Elenira diz que geralmente o português é uma das grandes dificuldades para o ingresso e permanência de indígenas nas universidades. "Muitos povos não falam a língua dos colonizadores nas aldeias. E somente com o domínio do idioma os estudantes conseguem se apropriar do conhecimento", enfatiza. A professora critica as universidades brasileiras por praticamente não terem contratos com professores especializados para acompanhar os estudos dos alunos.
De pai para filhos
“Nasci no Santuário Sagrado dos Pajés”, conta Fêtxawewe, 23 anos. Ele é filho de Santxiê Tapuya e relata que a origem de seu povo em Brasília começa com “os Veríssimo”, nome que usavam para ocultar a etnia por causa do preconceito. Como dezenas de outros povos, “ressurgiram” após a homologação em 1988 da Constituição Federal, por que a legislação passou a lhes garantir direitos fundamentais como a terra.
Fêtxawewe diz que no bairro de classe média, onde se situa o santuário, há um juazeiro plantado para feitura de remédios tradicionais pelos Veríssimo. “A gente resgata pra não esquecer nossos ancestrais. Os primeiros chegaram como candangos por volta de 1957 durante a construção de Brasília”. “Temos laudos antropológicos que comprovam que nossos antepassados estavam aqui, com registros de potes de cerâmica. E que antes deles outros indígenas também estavam aqui, pois há um cemitério aqui no local do santuário”.

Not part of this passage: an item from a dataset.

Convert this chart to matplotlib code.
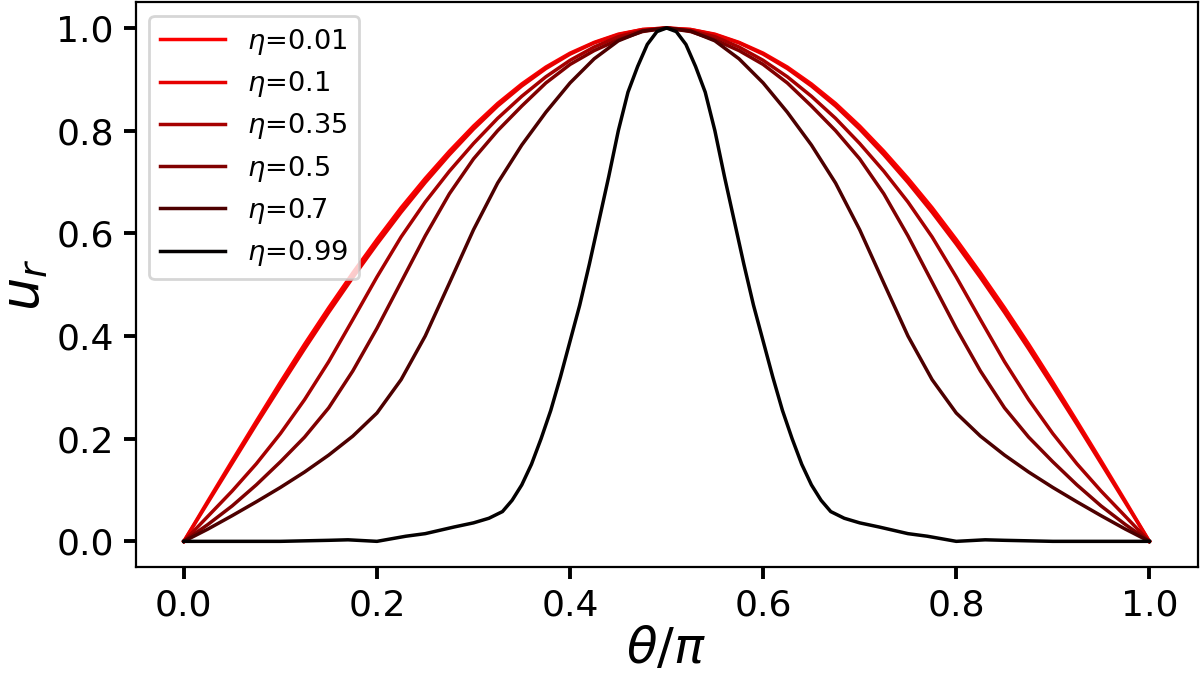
import numpy as np
import matplotlib
matplotlib.use("Agg")
import matplotlib.pyplot as plt

# theta/pi grid (0.025 step) for the smooth curves
theta = [0.0, 0.025, 0.05, 0.075, 0.1, 0.125, 0.15, 0.175, 0.2, 0.225, 0.25,
         0.275, 0.3, 0.325, 0.35, 0.375, 0.4, 0.425, 0.45, 0.475, 0.5,
         0.525, 0.55, 0.575, 0.6, 0.625, 0.65, 0.675, 0.7, 0.725, 0.75,
         0.775, 0.8, 0.825, 0.85, 0.875, 0.9, 0.925, 0.95, 0.975, 1.0]

ur_001 = [0.0, 0.079, 0.157, 0.234, 0.310, 0.384, 0.455, 0.523, 0.588, 0.650, 0.707,
          0.760, 0.809, 0.853, 0.891, 0.924, 0.951, 0.972, 0.988, 0.997, 1.0,
          0.997, 0.988, 0.972, 0.951, 0.924, 0.891, 0.853, 0.809, 0.760, 0.707,
          0.650, 0.588, 0.523, 0.455, 0.384, 0.310, 0.234, 0.157, 0.079, 0.0]

ur_01 = [0.0, 0.076, 0.152, 0.228, 0.302, 0.375, 0.446, 0.514, 0.579, 0.641, 0.699,
         0.753, 0.803, 0.848, 0.887, 0.921, 0.949, 0.971, 0.987, 0.997, 1.0,
         0.997, 0.987, 0.971, 0.949, 0.921, 0.887, 0.848, 0.803, 0.753, 0.699,
         0.641, 0.579, 0.514, 0.446, 0.375, 0.302, 0.228, 0.152, 0.076, 0.0]

ur_035 = [0.0, 0.049, 0.098, 0.151, 0.210, 0.276, 0.350, 0.432, 0.515, 0.593, 0.661,
          0.721, 0.775, 0.824, 0.867, 0.905, 0.937, 0.963, 0.983, 0.995, 1.0,
          0.995, 0.983, 0.963, 0.937, 0.905, 0.867, 0.824, 0.775, 0.721, 0.661,
          0.593, 0.515, 0.432, 0.350, 0.276, 0.210, 0.151, 0.098, 0.049, 0.0]

ur_05 = [0.0, 0.033, 0.069, 0.110, 0.155, 0.203, 0.260, 0.332, 0.415, 0.505, 0.595,
         0.677, 0.745, 0.800, 0.848, 0.893, 0.929, 0.956, 0.977, 0.993, 1.0,
         0.993, 0.977, 0.956, 0.929, 0.893, 0.848, 0.800, 0.745, 0.677, 0.595,
         0.505, 0.415, 0.332, 0.260, 0.203, 0.155, 0.110, 0.069, 0.033, 0.0]

ur_07 = [0.0, 0.024, 0.050, 0.077, 0.105, 0.135, 0.168, 0.205, 0.250, 0.315, 0.400,
         0.503, 0.607, 0.698, 0.772, 0.836, 0.893, 0.940, 0.975, 0.994, 1.0,
         0.994, 0.975, 0.940, 0.893, 0.836, 0.772, 0.698, 0.607, 0.503, 0.400,
         0.315, 0.250, 0.205, 0.168, 0.135, 0.105, 0.077, 0.050, 0.024, 0.0]

# eta = 0.99 curve, sampled more finely near the peak
theta_099 = [0.0, 0.05, 0.1, 0.15, 0.17, 0.2, 0.23, 0.25, 0.28, 0.3, 0.316, 0.33,
             0.34, 0.35, 0.36, 0.37, 0.38, 0.39, 0.40, 0.41, 0.42, 0.43, 0.44,
             0.45, 0.46, 0.47, 0.48, 0.49, 0.5,
             0.51, 0.52, 0.53, 0.54, 0.55, 0.56, 0.57, 0.58, 0.59, 0.60, 0.61,
             0.62, 0.63, 0.64, 0.65, 0.66, 0.67, 0.684, 0.7, 0.72, 0.75, 0.77,
             0.8, 0.83, 0.85, 0.9, 0.95, 1.0]
ur_099 = [0.0, 0.0, 0.0, 0.002, 0.003, 0.0, 0.01, 0.015, 0.028, 0.036, 0.045, 0.058,
          0.08, 0.11, 0.15, 0.20, 0.255, 0.32, 0.39, 0.46, 0.54, 0.625, 0.71,
          0.80, 0.875, 0.925, 0.968, 0.993, 1.0,
          0.993, 0.968, 0.925, 0.875, 0.80, 0.71, 0.625, 0.54, 0.46, 0.39, 0.32,
          0.255, 0.20, 0.15, 0.11, 0.08, 0.058, 0.045, 0.036, 0.028, 0.015, 0.01,
          0.0, 0.003, 0.002, 0.0, 0.0, 0.0]

etas = [0.01, 0.1, 0.35, 0.5, 0.7, 0.99]
labels = [r"$\eta$=0.01", r"$\eta$=0.1", r"$\eta$=0.35", r"$\eta$=0.5",
          r"$\eta$=0.7", r"$\eta$=0.99"]

fig = plt.figure(figsize=(6.0, 3.41), dpi=200)
ax = fig.add_axes([0.113, 0.1686, 0.885, 0.828])

series = [(theta, ur_001), (theta, ur_01), (theta, ur_035), (theta, ur_05),
          (theta, ur_07), (theta_099, ur_099)]
for (xs, ys), eta, lab in zip(series, etas, labels):
    ax.plot(xs, ys, color=(1 - eta, 0, 0), lw=1.25, label=lab)

ax.set_xticks([0.0, 0.2, 0.4, 0.6, 0.8, 1.0])
ax.set_yticks([0.0, 0.2, 0.4, 0.6, 0.8, 1.0])
ax.tick_params(labelsize=13, length=4.3, width=1.4)
ax.set_xlabel(r"$\theta/\pi$", fontsize=18, labelpad=1)
ax.set_ylabel(r"$u_r$", fontsize=19, labelpad=2)

ax.legend(loc="upper left", fontsize=9.8, handlelength=2.4, borderaxespad=0.5,
          labelspacing=0.45)

fig.savefig("out.png", dpi=200)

São mais de seis décadas de luta pelo direito de ocupação da terra, reconhecida pelos Veríssimo como local sagrado e por outros pajés que estiveram com Santxiê. “Eu tinha 14 anos quando meu pai morreu, com uns 56 anos de idade. Ele documentava tudo, catalogava e tinha algumas fotos dos antigos parentes”.
“Meu pai criou o santuário como local de passagem para os que precisavam vir a Brasília e de intercâmbio, com agendas políticas e espirituais. Ele recebia curandeiras, pajés e outros chefes de saberes da cura”.